In the records below, reproduce exactly the lines from the one containing "Convert this diagram to TikZ code." through the one containing "import pandas as pd", both included, and omit the pictures.

----- Input rows

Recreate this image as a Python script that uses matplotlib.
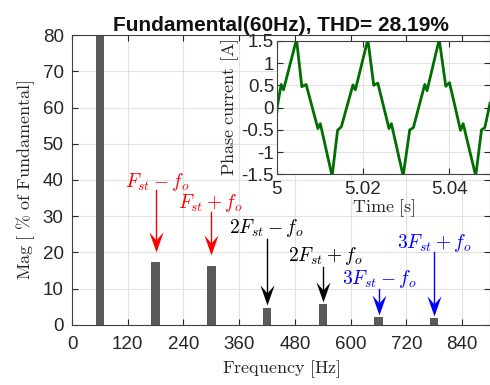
import matplotlib
matplotlib.use('Agg')
import matplotlib.pyplot as plt
from matplotlib.path import Path

plt.rcParams['mathtext.fontset'] = 'cm'
plt.rcParams['font.family'] = ['Liberation Sans', 'DejaVu Sans']
plt.rcParams['axes.unicode_minus'] = False

# ---- data ----
freqs = [60, 180, 300, 420, 540, 660, 780]
mags = [100, 17.5, 16.3, 4.8, 5.7, 2.1, 2.0]

x_ticks = [0, 120, 240, 360, 480, 600, 720, 840]
y_ticks = [0, 10, 20, 30, 40, 50, 60, 70, 80]

t_wave = [5.0000, 5.00010, 5.00100, 5.00155, 5.00437, 5.00451, 5.00465, 5.00580,
          5.00680, 5.00953, 5.01009, 5.01265, 5.01279, 5.01293, 5.01410, 5.01498,
          5.01767, 5.01823, 5.02095, 5.02109, 5.02123, 5.02250, 5.02345, 5.02605,
          5.02660, 5.02916, 5.02930, 5.02944, 5.03086, 5.03170, 5.03435, 5.03488,
          5.03753, 5.03767, 5.03781, 5.03923, 5.04010, 5.04265, 5.04326, 5.04600,
          5.04614, 5.04628, 5.04753, 5.04830, 5.04950]
i_wave = [-0.09, 0.02, 0.52, 0.40, 1.46, 1.50, 1.46, 0.47,
          0.52, -0.47, -0.36, -1.46, -1.50, -1.46, -0.51, -0.43,
          0.51, 0.40, 1.46, 1.50, 1.46, 0.50, 0.55, -0.47,
          -0.36, -1.46, -1.50, -1.46, -0.50, -0.45, 0.52, 0.38,
          1.46, 1.50, 1.46, 0.48, 0.56, -0.51, -0.36, -1.46,
          -1.50, -1.46, -0.50, -0.45, 0.10]

ann_labels = [r"$F_{st}-f_o$", r"$F_{st}+f_o$", r"$2F_{st}-f_o$",
              r"$2F_{st}+f_o$", r"$3F_{st}-f_o$", r"$3F_{st}+f_o$"]
ann_text_x = [183, 298, 419, 545, 662, 779]
ann_text_y = [39.4, 33.6, 26.7, 19.0, 12.6, 22.7]
ann_arrow_x = [180, 300, 420, 540, 660, 780]
ann_start_y = [37.2, 31.3, 23.6, 16.1, 9.8, 20.2]
ann_tip_y = [20.2, 19.3, 5.5, 6.4, 2.8, 2.6]
ann_colors = ['#ff0000', '#ff0000', '#000000', '#000000', '#0000ff', '#0000ff']

ink = '#262626'
grid_c = '#e2e2e2'
tick_fs = 13.5

fig = plt.figure(figsize=(4.9, 3.85), dpi=100)
ax = fig.add_axes([0.147, 0.156, 0.853, 0.753])
ax.bar(freqs, mags, width=18, color='#5a5a5a', zorder=2)
ax.set_xlim(0, 900)
ax.set_ylim(0, 80)
ax.set_xticks(x_ticks)
ax.set_yticks(y_ticks)
ax.set_axisbelow(True)
ax.grid(True, color=grid_c, lw=0.8)
ax.tick_params(direction='in', top=True, right=True, length=4, width=0.8,
               labelsize=tick_fs, colors=ink)
ax.tick_params(axis='y', pad=6)
ax.tick_params(axis='x', pad=8)
for s in ax.spines.values():
    s.set_color('#404040')
    s.set_linewidth(0.8)
ax.set_title("Fundamental(60Hz), THD= 28.19%", fontweight='bold',
             fontsize=15, color='#111111', pad=3)
ax.set_xlabel(r"$\mathrm{Frequency\ [Hz]}$", fontsize=13, color=ink, labelpad=4)
ax.set_ylabel(r"$\mathrm{Mag\ [\ \%\ of\ Fundamental]}$", fontsize=13, color=ink,
              labelpad=4)

head = Path([(0, 0), (-0.35, 1), (0, 0.6), (0.35, 1), (0, 0)],
            [Path.MOVETO, Path.LINETO, Path.LINETO, Path.LINETO, Path.CLOSEPOLY])
for lab, tx, ty, axx, sy, ty2, c in zip(ann_labels, ann_text_x, ann_text_y,
                                        ann_arrow_x, ann_start_y, ann_tip_y, ann_colors):
    ax.text(tx, ty, lab, color=c, fontsize=14, ha='center', va='center', zorder=4)
    ax.plot([axx, axx], [sy, ty2 + 2], color=c, lw=1.0, zorder=4)
    ax.plot([axx], [ty2], marker=head, markersize=29, color=c, markeredgewidth=0,
            zorder=5)

# ---- inset ----
axin = fig.add_axes([0.565, 0.547, 0.435, 0.347])
axin.plot(t_wave, i_wave, color='#006e00', lw=2.0)
axin.set_xlim(5, 5.0495)
axin.set_ylim(-1.5, 1.5)
axin.set_xticks([5, 5.02, 5.04])
axin.set_xticklabels(['5', '5.02', '5.04'])
axin.set_yticks([-1.5, -1, -0.5, 0, 0.5, 1, 1.5])
axin.set_yticklabels(['-1.5', '-1', '-0.5', '0', '0.5', '1', '1.5'])
axin.set_axisbelow(True)
axin.grid(True, color=grid_c, lw=0.8)
axin.tick_params(direction='in', top=True, right=True, length=4, width=0.8,
                 labelsize=tick_fs, colors=ink)
axin.tick_params(axis='y', pad=2)
axin.tick_params(axis='x', pad=5)
for s in axin.spines.values():
    s.set_color('#404040')
    s.set_linewidth(0.8)
axin.set_xlabel(r"$\mathrm{Time\ [s]}$", fontsize=13, color=ink, labelpad=-1)
axin.set_ylabel(r"$\mathrm{Phase\ current\ [A]}$", fontsize=13, color=ink, labelpad=0)

fig.savefig('out.png', dpi=100)
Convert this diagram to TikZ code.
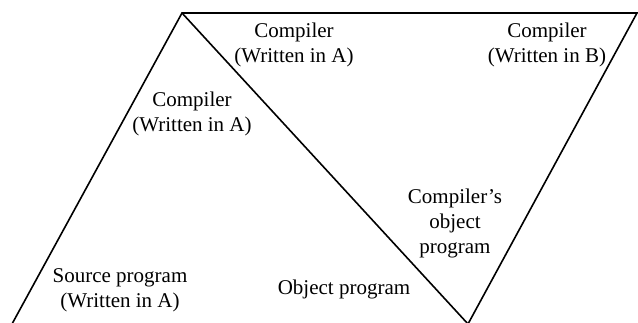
\documentclass[tikz,border=0pt]{standalone}
\usepackage{fontspec}
\setmainfont{Liberation Serif}
\begin{document}
\begin{tikzpicture}[x=1pt,y=-1pt,
  edge/.style={line width=1.6pt, line join=miter},
  lbl/.style={align=center, inner sep=0pt, font=\fontsize{21}{25}\selectfont}]
\useasboundingbox (0,0) rectangle (638,323);
\coordinate (bl) at (12,324);
\coordinate (tl) at (182,13);
\coordinate (tr) at (637,13);
\coordinate (bm) at (468,324);
\draw[edge] (bl) -- (tl) -- (tr) -- (bm) -- cycle;
\draw[edge] (tl) -- (bm);
\node[lbl] (ca1) at (294,45) {Compiler\\(Written in A)};
\node[lbl] (cb) at (547,45) {Compiler\\(Written in B)};
\node[lbl] (ca2) at (192,114) {Compiler\\(Written in A)};
\node[lbl] (src) at (120,290) {Source program\\(Written in A)};
\node[lbl] (obj) at (344,289) {Object program};
\node[lbl] (cobj) at (455,223) {Compiler's\\object\\program};
\end{tikzpicture}
\end{document}
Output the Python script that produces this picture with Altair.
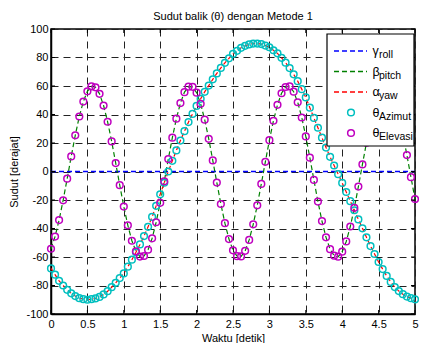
import altair as alt
import pandas as pd

# ---- data ----
t = [0, 0.0556, 0.1111, 0.1667, 0.2222, 0.2778, 0.3333, 0.3889, 0.4444, 0.5,
     0.5556, 0.6111, 0.6667, 0.7222, 0.7778, 0.8333, 0.8889, 0.9444, 1.0,
     1.0556, 1.1111, 1.1667, 1.2222, 1.2778, 1.3333, 1.3889, 1.4444, 1.5,
     1.5556, 1.6111, 1.6667, 1.7222, 1.7778, 1.8333, 1.8889, 1.9444, 2.0,
     2.0556, 2.1111, 2.1667, 2.2222, 2.2778, 2.3333, 2.3889, 2.4444, 2.5,
     2.5556, 2.6111, 2.6667, 2.7222, 2.7778, 2.8333, 2.8889, 2.9444, 3.0,
     3.0556, 3.1111, 3.1667, 3.2222, 3.2778, 3.3333, 3.3889, 3.4444, 3.5,
     3.5556, 3.6111, 3.6667, 3.7222, 3.7778, 3.8333, 3.8889, 3.9444, 4.0,
     4.0556, 4.1111, 4.1667, 4.2222, 4.2778, 4.3333, 4.3889, 4.4444, 4.5,
     4.5556, 4.6111, 4.6667, 4.7222, 4.7778, 4.8333, 4.8889, 4.9444, 5.0]

elevasi = [-54.2, -45.7, -34.1, -20.2, -5.0, 10.6, 25.4, 38.6, 49.1, 56.3,
           59.7, 59.1, 54.5, 46.3, 34.9, 21.1, 5.9, -9.6, -24.6,
           -37.8, -48.6, -56.0, -59.7, -59.3, -54.9, -46.9, -35.6, -22.0,
           -6.9, 8.7, 23.7, 37.1, 48.0, 55.7, 59.5, 59.4, 55.3,
           47.5, 36.4, 22.9, 7.8, -7.8, -22.8, -36.3, -47.4, -55.3,
           -59.4, -59.6, -55.7, -48.0, -37.1, -23.7, -8.7, 6.8, 22.0,
           35.6, 46.8, 54.9, 59.3, 59.7, 56.0, 48.6, 37.9, 24.6,
           9.7, -5.9, -21.1, -34.8, -46.2, -54.5, -59.1, -59.8, -56.3,
           -49.1, -38.6, -25.5, -10.6, 5.0, 20.2, 34.1, 45.6, 54.1,
           59.0, 59.8, 56.7, 49.7, 39.3, 26.3, 11.5, -4.0, -19.3]

azimut = [-68.0, -72.4, -76.7, -80.0, -83.0, -85.5, -87.4, -88.9, -89.6, -90.0,
          -89.6, -89.1, -88.0, -86.3, -84.0, -81.2, -78.1, -74.8, -71.5,
          -66.8, -61.9, -56.7, -51.2, -45.3, -38.8, -31.9, -24.1, -16.0,
          -7.9, 0.0, 7.5, 14.8, 21.7, 28.3, 34.7, 40.4, 46.0,
          51.0, 55.9, 60.3, 64.7, 68.8, 72.7, 76.3, 79.4, 82.5,
          84.7, 86.8, 88.2, 89.2, 89.8, 89.8, 89.4, 88.4, 87.2,
          85.1, 82.9, 79.8, 76.4, 72.6, 68.2, 63.4, 57.8, 52.0,
          44.8, 37.6, 30.7, 23.7, 16.8, 10.3, 4.2, -1.9, -8.0,
          -14.4, -20.8, -27.2, -33.6, -39.9, -46.2, -52.3, -57.9, -63.5,
          -68.5, -73.3, -77.5, -81.1, -83.9, -86.1, -87.8, -88.9, -89.7]

roll = [0.0] * len(t)
pitch = elevasi
yaw = azimut

x_ticks = [0, 0.5, 1, 1.5, 2, 2.5, 3, 3.5, 4, 4.5, 5]
y_ticks = [-100, -80, -60, -40, -20, 0, 20, 40, 60, 80, 100]

legend_main = ["γ", "β", "α", "θ", "θ"]
legend_sub = ["roll", "pitch", "yaw", "Azimut", "Elevasi"]
legend_kind = ["line", "line", "line", "point", "point"]
legend_color = ["#0000FF", "#008000", "#FF0000", "#00BFBF", "#BF00BF"]

FONT = "Liberation Sans"
W, H = 364, 285

df = pd.DataFrame({"t": t, "az": azimut, "el": elevasi,
                   "roll": roll, "pitch": pitch, "yaw": yaw})
dfx = pd.DataFrame({"v": x_ticks})
dfy = pd.DataFrame({"v": y_ticks})

xs = alt.Scale(domain=[0, 5], nice=False, zero=False)
ys = alt.Scale(domain=[-100, 100], nice=False)

common = dict(grid=True, gridDash=[7, 5], gridColor="#222222", gridWidth=1,
              ticks=False, domain=True, domainColor="black", domainWidth=1.5,
              labelFont=FONT, titleFont=FONT, labelFontSize=11, titleFontSize=11,
              labelColor="black", titleColor="black", titleFontWeight="normal",
              labelExpr="'' + datum.value", labelOverlap=False, labelFlush=False)

x_axis = alt.Axis(values=x_ticks, title="Waktu [detik]",
                  labelPadding=4, titlePadding=3, **common)
y_axis = alt.Axis(values=y_ticks, title="Sudut [derajat]",
                  labelPadding=3, titlePadding=6, **common)


def X(field):
    return alt.X(field, type="quantitative", scale=xs, axis=x_axis)


def Y(field):
    return alt.Y(field, type="quantitative", scale=ys, axis=y_axis)


base = alt.Chart(df)

roll_line = base.mark_line(color="#0000FF", strokeDash=[5, 3], strokeWidth=1.5).encode(
    x=X("t"), y=Y("roll"))
pitch_line = base.mark_line(color="#008000", strokeDash=[5, 3], strokeWidth=1.2).encode(
    x=X("t"), y=Y("pitch"))
yaw_line = base.mark_line(color="#FF0000", strokeDash=[4, 3], strokeWidth=1.2).encode(
    x=X("t"), y=Y("yaw"))
az_pts = base.mark_point(shape="circle", filled=False, size=45, strokeWidth=1.5,
                         color="#00BFBF", opacity=1).encode(x=X("t"), y=Y("az"))
el_pts = base.mark_point(shape="circle", filled=False, size=45, strokeWidth=1.5,
                         color="#BF00BF", opacity=1).encode(x=X("t"), y=Y("el"))

# inward ticks (MATLAB style)
tick_layers = [
    alt.Chart(dfx).mark_rule(color="black", strokeWidth=1).encode(
        x=X("v"), y=alt.value(H), y2=alt.value(H - 4)),
    alt.Chart(dfx).mark_rule(color="black", strokeWidth=1).encode(
        x=X("v"), y=alt.value(0), y2=alt.value(4)),
    alt.Chart(dfy).mark_rule(color="black", strokeWidth=1).encode(
        y=Y("v"), x=alt.value(0), x2=alt.value(4)),
    alt.Chart(dfy).mark_rule(color="black", strokeWidth=1).encode(
        y=Y("v"), x=alt.value(W), x2=alt.value(W - 4)),
]

# manual legend with subscripts
one = alt.Data(values=[{"k": 1}])
LX = W - 88
leg_layers = [
    alt.Chart(one).mark_rect(fill="white", stroke="black", strokeWidth=1.2).encode(
        x=alt.value(LX), x2=alt.value(W - 1), y=alt.value(5), y2=alt.value(117))
]
for i in range(5):
    yc = 22 + 20.5 * i
    if legend_kind[i] == "line":
        leg_layers.append(
            alt.Chart(one).mark_rule(color=legend_color[i], strokeDash=[5, 3],
                                     strokeWidth=1.5).encode(
                x=alt.value(LX + 7), x2=alt.value(LX + 40), y=alt.value(yc)))
    else:
        leg_layers.append(
            alt.Chart(one).mark_point(shape="circle", filled=False, size=45,
                                      strokeWidth=1.5, color=legend_color[i],
                                      opacity=1).encode(
                x=alt.value(LX + 24), y=alt.value(yc)))
    leg_layers.append(
        alt.Chart(one).mark_text(text=legend_main[i], align="left", baseline="middle",
                                 fontSize=12.5, font=FONT, color="black").encode(
            x=alt.value(LX + 45.5), y=alt.value(yc)))
    leg_layers.append(
        alt.Chart(one).mark_text(text=legend_sub[i], align="left", baseline="middle",
                                 fontSize=10.5, font=FONT, color="black").encode(
            x=alt.value(LX + 52), y=alt.value(yc + 4)))

chart = alt.layer(
    roll_line, pitch_line, yaw_line, az_pts, el_pts, *tick_layers, *leg_layers
).properties(
    width=W, height=H,
    title=alt.TitleParams("Sudut balik (θ) dengan Metode 1", fontSize=11,
                          fontWeight="normal", font=FONT, color="black",
                          anchor="middle", offset=1),
    autosize=alt.AutoSizeParams(type="none"),
    padding={"left": 43, "top": 21, "right": 4, "bottom": 29},
).configure_view(stroke="black", strokeWidth=1.5)

chart.save("out.html", embed_options={"renderer": "svg", "actions": False})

----------

▶ [Answer below]
Convert this diagram to TikZ code.
\documentclass[tikz,border=0pt]{standalone}
\usepackage{fontspec}
\setmainfont{Liberation Serif}
\begin{document}
\begin{tikzpicture}[x=1pt,y=-1pt,
  edge/.style={line width=1.6pt, line join=miter},
  lbl/.style={align=center, inner sep=0pt, font=\fontsize{21}{25}\selectfont}]
\useasboundingbox (0,0) rectangle (638,323);
\coordinate (bl) at (12,324);
\coordinate (tl) at (182,13);
\coordinate (tr) at (637,13);
\coordinate (bm) at (468,324);
\draw[edge] (bl) -- (tl) -- (tr) -- (bm) -- cycle;
\draw[edge] (tl) -- (bm);
\node[lbl] (ca1) at (294,45) {Compiler\\(Written in A)};
\node[lbl] (cb) at (547,45) {Compiler\\(Written in B)};
\node[lbl] (ca2) at (192,114) {Compiler\\(Written in A)};
\node[lbl] (src) at (120,290) {Source program\\(Written in A)};
\node[lbl] (obj) at (344,289) {Object program};
\node[lbl] (cobj) at (455,223) {Compiler's\\object\\program};
\end{tikzpicture}
\end{document}
Output the Python script that produces this picture with Altair.
import altair as alt
import pandas as pd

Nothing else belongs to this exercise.